Réalisé en 1959 par le grand cinéaste français Robert Bresson, Pickpocket est un film radicalement nouveau.
Narrant avec une économie de moyens typique du cinéma de Bresson les états d’âmes d’un jeune homme prénommé Michel tenté par le vol à la tire et qui se forge des théories pour se convaincre de ce geste, Pickpocket est un film fascinant qui repose avant tout sur les sensations et non sur la trame. Comment oublier ces porte-feuilles qui passent de main en main, que Bresson filme comme un véritable ballet, sur la musique sublime de Lully ? Car ce qui intéresse le cinéaste dans Pickpocket, c’est de saisir la beauté pure du geste, seulement du geste. D’ailleurs, le jeune héros a beau élaborer des théories qui essaient de justifier le geste de voler, il est seulement fasciné par le geste pur, comme un geste magique qui lui ouvre les portes d’une autre dimension, presque surnaturelle.
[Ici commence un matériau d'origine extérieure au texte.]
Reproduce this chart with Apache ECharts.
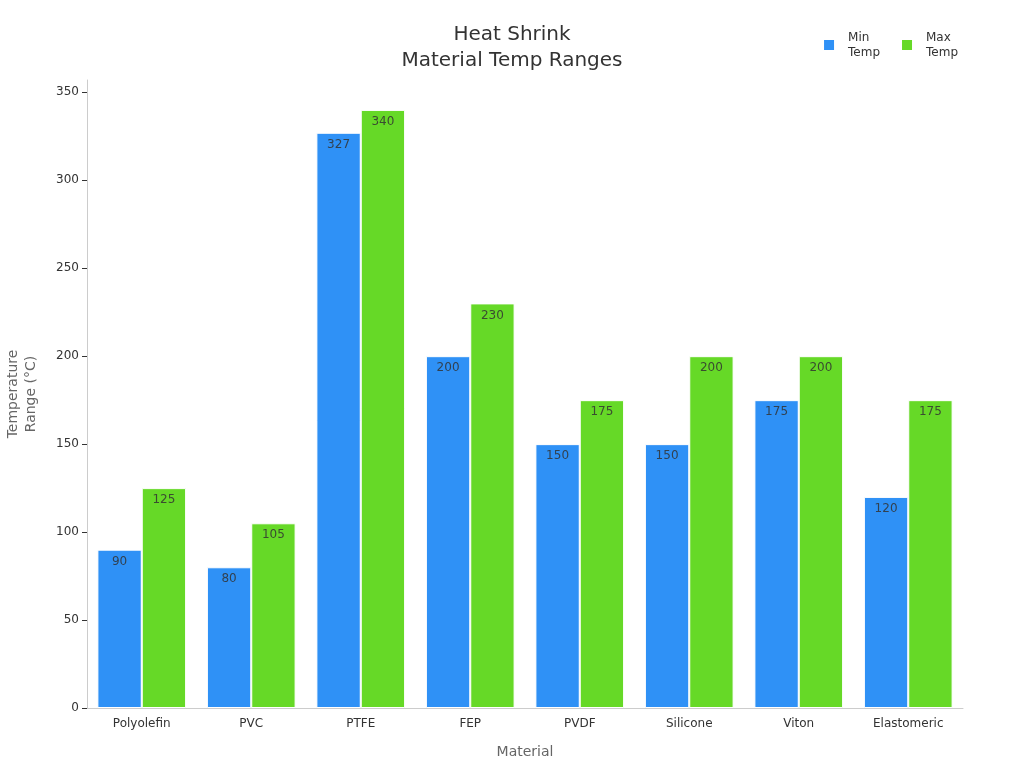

D’une incroyable élégance formelle, Pickpocket illustre la puissance de la pensée sur la matière (cette pensée qui permet de dérober les porte-feuilles, comme si de rien n’était), mais aussi l’impossibilité pour l’homme de se débarrasser de cette matière. Notre héros ne peut en effet s’empêcher de voler. Bien qu’il ait un concept théorique, le vol finit par le dominer. Chez Bresson, tout rentre en interaction, que cela soit les corps, les objets, le temps… créant un monde où règne l’indicible.
Mais Pickopocket est aussi une très subtile histoire d’amour, également indicible. Le dernier plan du film reste longtemps dans les mémoires, où on voit Michel derrière les barreaux et en visiteuse la jeune femme qui l’aime, Jeanne. La réplique du héros est sans équivoque : « que de chemin il m’a fallu pour arriver jusqu’à toi ! ». Cette scène célèbre a d’ailleurs été citée directement dans le American gigolo de Paul Schrader.
Bresson offre une nouvelle fois une œuvre exceptionnelle, novatrice et unique. Un chef d’œuvre à voir et à revoir.